Mülakat sistemine hiç kimse güvenmiyor, işe alımlarda ayrımcılık yapıldığı kanaati derinleşip yaygınlaşıyor, alım gücünün düşmesi, işsizliğin artması hiçbir söylemle örtülemeyecek kadar derin sarsıntılara sebebiyet veriyor. Barolara ilişkin düzenlemenin kısmi birtakım faydaları olsa bile yargı sürecinde zuhur eden ve yargıya güveni gün geçtikçe azaltan çarpık kararlara bir faydasının olamayacağını hepimiz biliyoruz. Ne olursa olsun mevcut siyasi karar ve kadroları koruma refleksi içeride çürümeyi toplum nezdinde ise güvensizliği hızlandırmaktadır. Kamuoyu önünde upuzun fakat bomboş konuşmalar yapan siyasetçi ve bürokratların verdiği zararı muhaliflerin hepsi bir araya gelse veremez. Vitrin, imaj, söylem, kadro ufuk ve cazibe üretecek kapasiteyi değil de polemik ve düşman üretecek karakteri temsil ediyorsa başka düşmana hacet yok demektir.

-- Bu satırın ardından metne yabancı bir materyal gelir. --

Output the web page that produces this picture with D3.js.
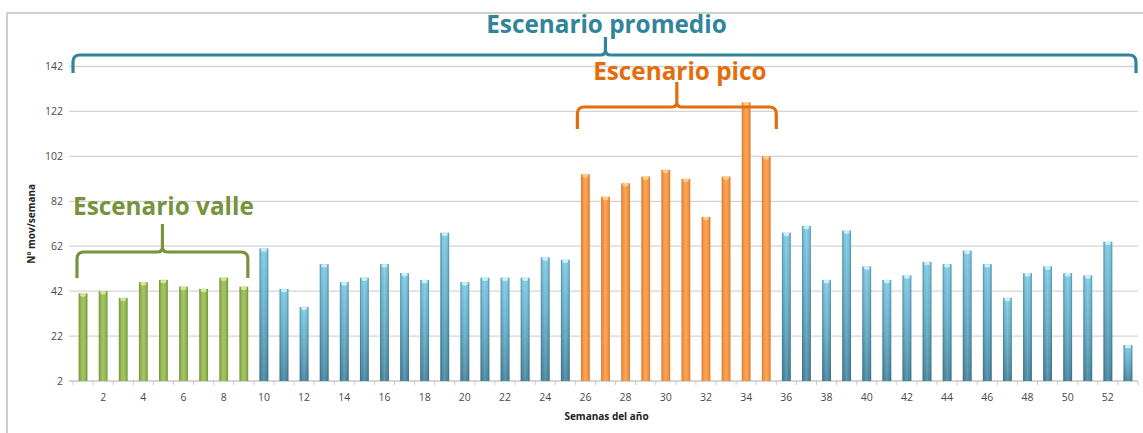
<!DOCTYPE html>
<html>
<head>
<meta charset="utf-8">
<script src="https://cdn.jsdelivr.net/npm/d3@7/dist/d3.min.js"></script>
<style>
  html, body { margin: 0; padding: 0; background: #ffffff; }
  svg { display: block; }
</style>
</head>
<body>
<svg id="chart" width="1143" height="433"></svg>
<script>
// Weekly movements per week of the year
const weeks = d3.range(1, 54);
const movements = [
  41, 42, 39, 46, 47, 44, 43, 48, 44, 61,
  43, 35, 54, 46, 48, 54, 50, 47, 68, 46,
  48, 48, 48, 57, 56, 94, 84, 90, 93, 96,
  92, 75, 93, 126, 102, 68, 71, 47, 69, 53,
  47, 49, 55, 54, 60, 54, 39, 50, 53, 50,
  49, 64, 18
];
const yTicks = [2, 22, 42, 62, 82, 102, 122, 142];
const xTickLabels = d3.range(2, 53, 2);

// Scenario groupings (first week, last week)
const valleWeeks = [1, 9];
const picoWeeks = [26, 35];
const promedioWeeks = [1, 53];

const scenarioOf = w =>
  (w >= valleWeeks[0] && w <= valleWeeks[1]) ? "valle" :
  (w >= picoWeeks[0] && w <= picoWeeks[1]) ? "pico" : "promedio";

const svg = d3.select("#chart");
const plot = { left: 73, right: 1138, top: 66.5, bottom: 381 };

// frame around the chart
svg.append("rect")
  .attr("x", 7).attr("y", 13)
  .attr("width", 1160).attr("height", 440)
  .attr("fill", "#ffffff")
  .attr("stroke", "#c4c4c4").attr("stroke-width", 1.6);

const x = d3.scaleBand()
  .domain(weeks)
  .range([plot.left, plot.right])
  .paddingInner(0.56)
  .paddingOuter(0.28);

const y = d3.scaleLinear()
  .domain([2, 142])
  .range([plot.bottom, plot.top]);

const step = x.step();
const bw = x.bandwidth();
const bandStart = w => x(w) - (step - bw) / 2;

// gradients
const defs = svg.append("defs");
function grad(id, vertical, stops) {
  const g = defs.append("linearGradient").attr("id", id)
    .attr("x1", "0%").attr("y1", "0%")
    .attr("x2", vertical ? "0%" : "100%").attr("y2", vertical ? "100%" : "0%");
  stops.forEach(s => g.append("stop")
    .attr("offset", s[0]).attr("stop-color", s[1])
    .attr("stop-opacity", s[2] === undefined ? 1 : s[2]));
}
grad("g-valle", false, [["0%", "#74923a"], ["25%", "#94b853"], ["50%", "#a4c566"], ["75%", "#94b853"], ["100%", "#74923a"]]);
grad("g-pico", false, [["0%", "#cf7b3c"], ["22%", "#f6923f"], ["50%", "#fba75c"], ["78%", "#f6923f"], ["100%", "#cf7b3c"]]);
grad("g-promedio", true, [["0%", "#82cde6"], ["45%", "#6bb3cd"], ["100%", "#4b8aa1"]]);
grad("g-shade", false, [["0%", "#1d3c4a", 0.4], ["22%", "#1d3c4a", 0.04], ["50%", "#ffffff", 0.12], ["78%", "#1d3c4a", 0.04], ["100%", "#1d3c4a", 0.4]]);

const capColor = { valle: "#d6eba0", pico: "#ffd38a", promedio: "#d2f3fc" };

// gridlines
svg.append("g")
  .selectAll("line")
  .data(yTicks)
  .join("line")
  .attr("x1", plot.left - 4).attr("x2", plot.right)
  .attr("y1", d => y(d)).attr("y2", d => y(d))
  .attr("stroke", d => d === 2 ? "#c8c8c8" : "#d4d4d4")
  .attr("stroke-width", 1.3);

// y axis labels
const yAxis = d3.axisLeft(y).tickValues(yTicks).tickSize(0).tickPadding(10);
svg.append("g")
  .attr("transform", `translate(${plot.left},0)`)
  .call(yAxis)
  .call(g => g.select(".domain").remove())
  .call(g => g.selectAll("text")
    .attr("font-family", "'Open Sans', sans-serif")
    .attr("font-size", 10.5)
    .attr("fill", "#4a4a4a"));

// x axis: tick marks at week boundaries, labels at even weeks
const xg = svg.append("g");
xg.selectAll("line.tick")
  .data(d3.range(0, weeks.length + 1))
  .join("line")
  .attr("class", "tick")
  .attr("x1", i => plot.left + i * step).attr("x2", i => plot.left + i * step)
  .attr("y1", plot.bottom).attr("y2", plot.bottom + 4)
  .attr("stroke", "#c8c8c8").attr("stroke-width", 1);
xg.selectAll("text")
  .data(xTickLabels)
  .join("text")
  .attr("x", d => x(d) + bw / 2)
  .attr("y", plot.bottom + 20)
  .attr("text-anchor", "middle")
  .attr("font-family", "'Open Sans', sans-serif")
  .attr("font-size", 10.5)
  .attr("fill", "#4a4a4a")
  .text(d => d);

// bars
const data = weeks.map((w, i) => ({ week: w, value: movements[i], scen: scenarioOf(w) }));
const bars = svg.append("g");
bars.selectAll("rect.bar")
  .data(data)
  .join("rect")
  .attr("class", "bar")
  .attr("x", d => x(d.week))
  .attr("y", d => y(d.value))
  .attr("width", bw)
  .attr("height", d => y(2) - y(d.value))
  .attr("fill", d => `url(#g-${d.scen})`);
bars.selectAll("rect.shade")
  .data(data.filter(d => d.scen === "promedio"))
  .join("rect")
  .attr("class", "shade")
  .attr("x", d => x(d.week))
  .attr("y", d => y(d.value))
  .attr("width", bw)
  .attr("height", d => y(2) - y(d.value))
  .attr("fill", "url(#g-shade)");
bars.selectAll("ellipse")
  .data(data)
  .join("ellipse")
  .attr("cx", d => x(d.week) + bw / 2)
  .attr("cy", d => y(d.value) + 1.5)
  .attr("rx", bw / 2 - 1.5)
  .attr("ry", 1.8)
  .attr("fill", d => capColor[d.scen])
  .attr("opacity", 0.9);

// axis titles
svg.append("text")
  .attr("x", (plot.left + plot.right) / 2 + 1)
  .attr("y", 420)
  .attr("text-anchor", "middle")
  .attr("font-family", "'Open Sans', sans-serif")
  .attr("font-weight", "bold")
  .attr("font-size", 10)
  .attr("fill", "#222")
  .text("Semanas del año");

svg.append("text")
  .attr("transform", `translate(35, ${y(72)}) rotate(-90)`)
  .attr("text-anchor", "middle")
  .attr("font-family", "'Open Sans', sans-serif")
  .attr("font-weight", "bold")
  .attr("font-size", 10)
  .attr("fill", "#222")
  .text("Nº mov/semana");

// curly-bracket annotations
function brace(x1, x2, xc, yLine, yEnd, yTip, color) {
  const r = 7;
  const p = d3.path();
  p.moveTo(x1, yEnd);
  p.lineTo(x1, yLine + r);
  p.quadraticCurveTo(x1, yLine, x1 + r, yLine);
  p.lineTo(xc - 5, yLine);
  p.quadraticCurveTo(xc, yLine, xc, yLine - 5);
  p.lineTo(xc, yTip);
  p.moveTo(xc, yLine - 5);
  p.quadraticCurveTo(xc, yLine, xc + 5, yLine);
  p.lineTo(x2 - r, yLine);
  p.quadraticCurveTo(x2, yLine, x2, yLine + r);
  p.lineTo(x2, yEnd);
  svg.append("path")
    .attr("d", p.toString())
    .attr("fill", "none")
    .attr("stroke", color)
    .attr("stroke-width", 3.2)
    .attr("stroke-linecap", "butt");
}
function label(txt, cx, by, color) {
  svg.append("text")
    .attr("x", cx).attr("y", by)
    .attr("text-anchor", "middle")
    .attr("font-family", "'Open Sans', sans-serif")
    .attr("font-weight", "bold")
    .attr("font-size", 24.3)
    .attr("fill", color)
    .text(txt);
}

const promedioColor = "#31849b", picoColor = "#e46c0a", valleColor = "#77933c";

// Escenario promedio spans the whole year
{
  const x1 = bandStart(promedioWeeks[0]);
  const x2 = bandStart(promedioWeeks[1]) + step - 2;
  const xc = bandStart(27) + 10;
  brace(x1, x2, xc, 55, 73, 37, promedioColor);
  label("Escenario promedio", xc + 1, 33, promedioColor);
}
// Escenario pico
{
  const x1 = bandStart(picoWeeks[0]) + 2;
  const x2 = bandStart(picoWeeks[1]) + step;
  const xc = (x1 + x2) / 2;
  brace(x1, x2, xc, 107, 129, 82, picoColor);
  label("Escenario pico", xc + 3, 80, picoColor);
}
// Escenario valle
{
  const x1 = bandStart(valleWeeks[0]) + 4;
  const x2 = bandStart(valleWeeks[1]) + step - 6;
  const xc = (x1 + x2) / 2;
  brace(x1, x2, xc, 252, 278, 224, valleColor);
  label("Escenario valle", xc + 1, 215, valleColor);
}
</script>
</body>
</html>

Bölgesel ve küresel ilişkiler bağlamında Türkiye açısından riskler, tehditler, stresler giderek artmaktadır. Suriye ve Libya’da boğuşma sürerken şimdi de Rusya’nın desteğiyle Ermenistan tarafından Azerbaycan’a yönelik askeri saldırıların başlaması ve Ürdün’de mahkeme kararıyla Müslüman Kardeşler Cemiyeti’nin kapatılması yaklaşmakta olan yüksek gerilimlerin habercisidir. Ayasofya’nın önünü açık tutmak, arkasını sosyal adalet ve toplumsal dayanışmayla, artan refah düzeyi ve kuşatıcı siyasal adımlarla güçlendirmek aciliyet arz etmektedir. Aksi durumda, büyük hayırlara kapı açacak Ayasofya adımını muhalefet değil bizzat sahipleri açığa düşürecektir.